December 12th, 2013 by Len Cruz
Do You (Or Your Crush) Suffer From Love-Shyness?
Breaking News: He is into you! He just doesn’t have the balls to admit it.
With all the analyzing women (regardless of age) do about every single move a man does, oftentimes, gutlessness is miscalculated. They are misconstrued as being an insensitive arse or just downright apathetic. Most likely, he’s neither. Chances are, he’s just really, really shy.
Brian G. Gilmartin (Psychology professor) coined a term for this unfortunate hindrance to a would-be good relationship: Love-Shyness. Simply put, the person’s too shy to allow himself/herself to have an intimate relationship (a date even) with another.
It affects 60 million people worldwide. The digit is miniscule given the fact that there are billions of souls roaming the earth, but if one of them is your man, then in your eyes, this number is massive.
Okay, let us ask you first this question before we go any further: Do you want him?
If your answer is a resounding “yes!” then take him. Here’s how:
Change your The-World-Owes-Me attitude
Stop being too much of a ‘taker’. Many often say that if someone truly likes you, he will move heaven and earth to be with you. Here’s the reality: we are born different. A few can be like that, but not all. He has things to do to live aside from laying his world at your feet, y’know?
Doing one’s best is highly subjective. Your definition of best is him flying 20,000 miles just to give you a bouquet of peonies tied with silk and peppered with glitters. To him, ‘best’ is saying hi without turning beet red and stuttering.
See the difference?
Don’t be aggressive
Yes, we said that you should take him but you have to do it without being creepy. Men who are timid value subtlety. Let him know that you like him by using the art of finesse. Avoid being touchy-feely unless you see signs that he’s okay with it. Start by ‘accidentally’ brushing his hand with yours or touch his forearm while pretending to stabilize your stance. Basically, you just don’t want to freak him out. If you feel that he’s too scared to ask you for another date, make your move. “Oh, you like going to museums too? There’s a new installation at MoMa. Do you want to criticize it with me this Friday?”
Keep it light
Don’t delve into the heavy. Keep your conversations light and cheerful. Ask him about his day or the things he likes. Make him open up to you. Once he becomes more comfortable, start injecting personal questions.
Really listen. Most often than not, these types of men are more sincere than the confident ones. The latter are experts in getting a woman’s attention by saying things that she wants to hear. The former, given their low self-esteem and little love for verbosity, will only utter what is necessary and true. Also, pay attention to his stories and let him know the next time you see him that you remember what he said.
Give him compliments that come from the heart. Saying thank you is good, but being specific is much better.

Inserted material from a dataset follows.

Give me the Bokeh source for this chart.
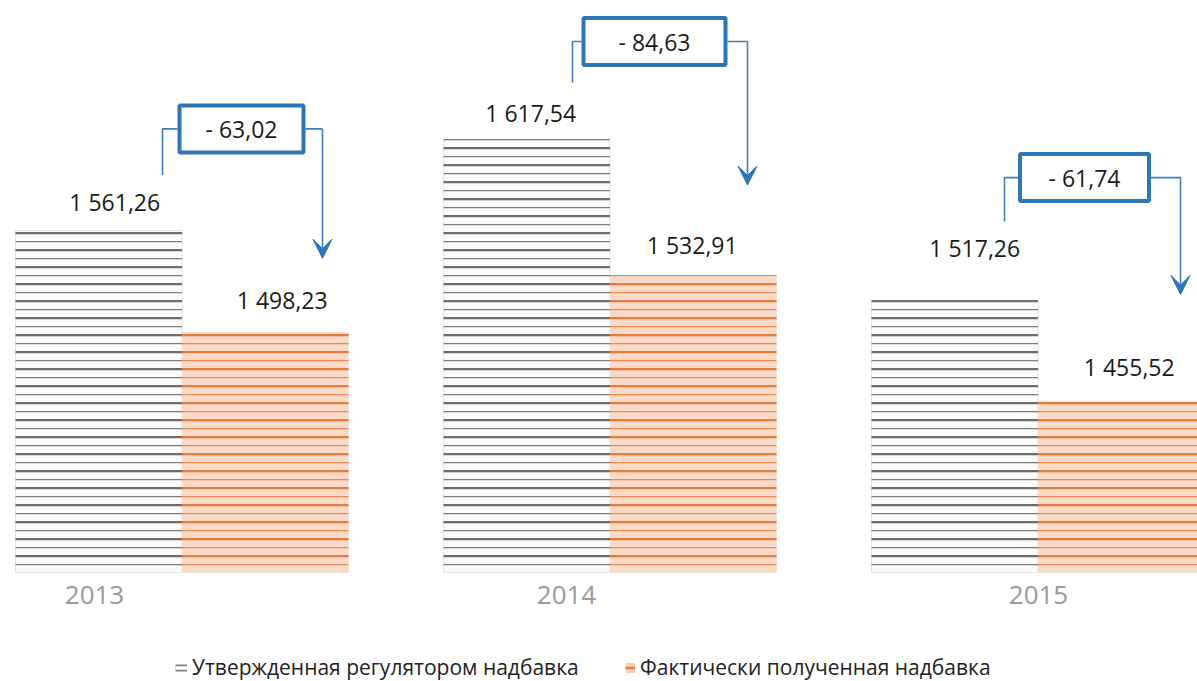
from bokeh.plotting import figure
from bokeh.models import Range1d, Arrow, VeeHead, Legend, LegendItem
from bokeh.core.properties import value
from bokeh.embed import file_html
from bokeh.resources import INLINE

# ---------------- data ----------------
years = ["2013", "2014", "2015"]
approved = [1561.26, 1617.54, 1517.26]
actual = [1498.23, 1532.91, 1455.52]
diffs = [63.02, 84.63, 61.74]
series_names = ["Утвержденная регулятором надбавка", "Фактически полученная надбавка"]


def fmt(v):
    return f"{v:,.2f}".replace(",", " ").replace(".", ",")


# ---------------- layout (pixels) ----------------
W, H = 1197, 681
PXX = 428.0          # px per category
PXY = 1.613          # px per value unit
BASE = 1349.3        # value at bar baseline
x0 = -181.5 / PXX
y1 = BASE + 572 / PXY
BAR_W = 166.5 / PXX
OFF = BAR_W / 2

FONT = "Open Sans"
BLUE = "#2e75b6"
BLUE_L = "#3b7fc1"

p = figure(width=W, height=H, x_range=Range1d(x0, x0 + W / PXX),
           y_range=Range1d(y1 - H / PXY, y1), output_backend="svg",
           toolbar_location=None, min_border=0, outline_line_color=None,
           x_axis_type=None, y_axis_type=None,
           background_fill_color="white", border_fill_color="white")
p.xgrid.visible = False
p.ygrid.visible = False

idx = list(range(len(years)))
gx = [i - OFF for i in idx]
ox = [i + OFF for i in idx]

# bars
p.vbar(x=gx, top=approved, bottom=BASE, width=BAR_W,
       fill_color="#fbfbfb", line_color="#e4e4e4", line_width=1)
p.vbar(x=ox, top=actual, bottom=BASE, width=BAR_W,
       fill_color="#f9dac8", line_color="#f3e4da", line_width=1)


# stripes (alternating thick / thin horizontal lines)
def stripes(xcs, tops, start_px):
    xs, ys = [], []
    for xc, t in zip(xcs, tops):
        h = (t - BASE) * PXY
        ypx = start_px
        while ypx <= h + 1.5:
            yv = BASE + ypx / PXY
            xs.append([xc - OFF, xc + OFF])
            ys.append([yv, yv])
            ypx += 17
    return xs, ys


for xcs, tops, col_thick, col_thin in [(gx, approved, "#6d6d6d", "#7c7c7c"),
                                       (ox, actual, "#e47c3c", "#e88b52")]:
    xs, ys = stripes(xcs, tops, 16.3)
    p.multi_line(xs=xs, ys=ys, line_color=col_thick, line_width=2.2)
    xs, ys = stripes(xcs, tops, 7.8)
    p.multi_line(xs=xs, ys=ys, line_color=col_thin, line_width=1.2)

# value labels (dy = px from bar top to text centre)
LBL_G_DX = [16, 4, 20]
LBL_G_DY = [28.5, 26.8, 53.3]
LBL_O_DX = [17, -1, 8]
LBL_O_DY = [32.7, 31.1, 34.5]
p.text(x=[x + d / PXX for x, d in zip(gx, LBL_G_DX)],
       y=[v + d / PXY for v, d in zip(approved, LBL_G_DY)],
       text=[fmt(v) for v in approved], text_font=value(FONT),
       text_font_size="23px", text_color="#1a1a1a", text_align="center",
       text_baseline="middle")
p.text(x=[x + d / PXX for x, d in zip(ox, LBL_O_DX)],
       y=[v + d / PXY for v, d in zip(actual, LBL_O_DY)],
       text=[fmt(v) for v in actual], text_font=value(FONT),
       text_font_size="23px", text_color="#1a1a1a", text_align="center",
       text_baseline="middle")

# year labels
YEAR_DX = [-87.5, -43.5, 0.5]
p.text(x=[i + d / PXX for i, d in zip(idx, YEAR_DX)],
       y=[BASE - 22 / PXY] * len(years), text=years, text_font=value(FONT),
       text_font_size="26px", text_color="#999999", text_align="center",
       text_baseline="middle")

# difference annotations
BOX_DX = [59.5, 44.5, 46.5]
BOX_DY = [101.7, 98.3, 124.0]
BOX_W = [128, 146, 133]
BOX_H = 51
LEFT_DX = [-19.5, -37.5, -33.5]
LEFT_DY = [55.7, 57.3, 80.0]
RIGHT_DX = [140.5, 137.5, 142.5]
TIP_DY = [74.0, 91.3, 106.7]

bx = [i + d / PXX for i, d in zip(idx, BOX_DX)]
by = [v + d / PXY for v, d in zip(approved, BOX_DY)]

cxs, cys = [], []
for k in idx:
    xl = k + LEFT_DX[k] / PXX
    yl = approved[k] + LEFT_DY[k] / PXY
    left_edge = bx[k] - (BOX_W[k] / 2) / PXX
    right_edge = bx[k] + (BOX_W[k] / 2) / PXX
    xr = k + RIGHT_DX[k] / PXX
    cxs.append([left_edge, xl, xl])
    cys.append([by[k], by[k], yl])
    cxs.append([right_edge, xr])
    cys.append([by[k], by[k]])
    tip = actual[k] + TIP_DY[k] / PXY
    p.add_layout(Arrow(x_start=xr, y_start=by[k], x_end=xr, y_end=tip,
                       line_color=BLUE_L, line_width=1.6,
                       end=VeeHead(size=19, fill_color=BLUE, line_color=BLUE,
                                   line_width=1)))
p.multi_line(xs=cxs, ys=cys, line_color=BLUE_L, line_width=1.6)

p.rect(x=bx, y=by, width=[w - 4 for w in BOX_W], height=BOX_H - 4,
       width_units="screen", height_units="screen", fill_color="white",
       line_color=BLUE, line_width=4)
p.text(x=bx, y=by, text=["- " + fmt(d) for d in diffs], text_font=value(FONT),
       text_font_size="23px", text_color="#1a1a1a", text_align="center",
       text_baseline="middle")

# legend (icons via off-screen dummy renderers)
far_x = [x0 - 5, x0 - 4]
far_y = [BASE, BASE]
g1 = p.line(x=far_x, y=far_y, line_color="#808080", line_width=7)
g2 = p.line(x=far_x, y=far_y, line_color="white", line_width=3.5)
o1 = p.quad(left=[x0 - 5], right=[x0 - 4], top=[BASE + 1], bottom=[BASE],
            fill_color="#f8cfb5", line_color="#f8cfb5", line_width=1)
o2 = p.line(x=far_x, y=far_y, line_color="#e8803f", line_width=2.5)

common = dict(orientation="horizontal", padding=0, margin=0, spacing=0,
              background_fill_alpha=0, border_line_alpha=0,
              label_text_font=FONT, label_text_font_size="21px",
              label_text_color="#222222", label_standoff=5,
              glyph_height=11)
leg1 = Legend(items=[LegendItem(label=series_names[0], renderers=[g1, g2])],
              location=(175, 0), glyph_width=12, **common)
leg2 = Legend(items=[LegendItem(label=series_names[1], renderers=[o1, o2])],
              location=(625, 0), glyph_width=10, **common)
p.add_layout(leg1)
p.add_layout(leg2)

open("out.html", "w").write(file_html(p, INLINE))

For example, if you like where he took you for dinner, tell him why you like the place and what made your first date special. This is also one way for him to get to know the type of things you prefer without him asking for it.
Don’t easily dismiss shy guys. It is not a disease that needs to be cured. There’s more to them than meets the eye. Susan Cain (author of Quiet) said it best: “I worry that there are people who are put in positions of authority because they’re good talkers, but they don’t have good ideas. It’s so easy to confuse schmoozing ability with talent. Someone seems like a good presenter, easy to get along with, and those traits are rewarded. Well, why is that? They’re valuable traits, but we put too much of a premium on presenting and not enough on substance and critical thinking.”
Now, translate everything in the world of dating. See?